Listener responses to particular noise samples within a bandwidth/duration condition were relatively consistent across trials, accounting for as much as 90% of the variance in listener response (L2). Responses were unrelated or weakly related to the equivalent modulation rate (and therefore number of envelope fluctuation periods) of each sample, accounting for only up to 19% of the variance in listener response (L2). That is, for a particular bandwidth and duration, the number of modulation periods in the correlated stimulus was not a strong predictor of performance, despite the fact that WD was a fairly good predictor of performance across bandwidth and duration. It is unclear how to interpret this result, but one possibility is that the method used to estimate the mean equivalent modulation rate for each sample does not accurately reflect the perceptually dominant envelope rate or salient envelope features. Another possibility is that features of the random stimuli could have played a dominant role in responses for the extended listening conditions, where correlated and random samples were frozen within a trial. While additional analyses could shed light on the best way to understand listener responses based on features of the frozen noise stimuli, enthusiasm for this approach was substantially reduced by the observation of marked individual differences between listeners.

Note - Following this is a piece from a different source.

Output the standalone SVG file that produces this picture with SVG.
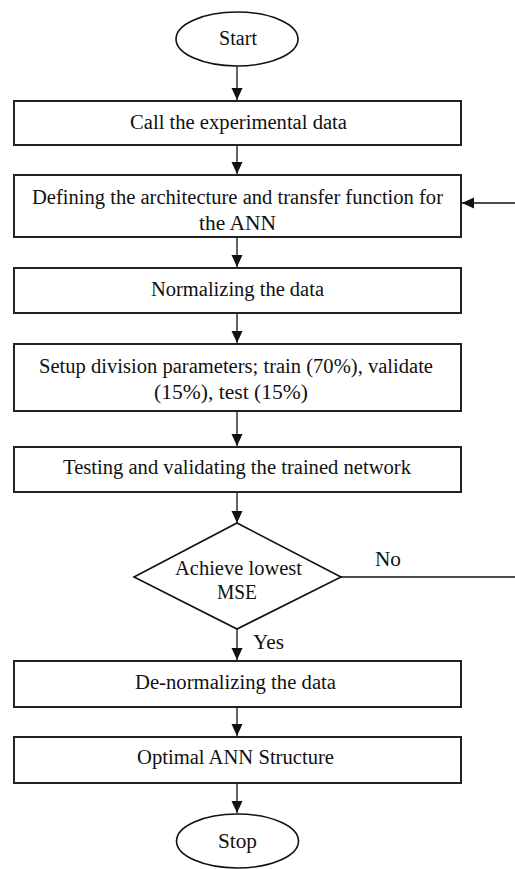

Finally, although the general trends of the present dataset are consistent with a multiple-look model, wherein the number of envelope modulation periods predicts performance, it appears that this model does not capture all aspects of the data. While the multiple-look model over-predicted performance of L2 and L3 for small numbers of envelope periods, it under-predicted performance of L1 in these conditions. Subjective reports corroborate the idea that listeners are using different cues.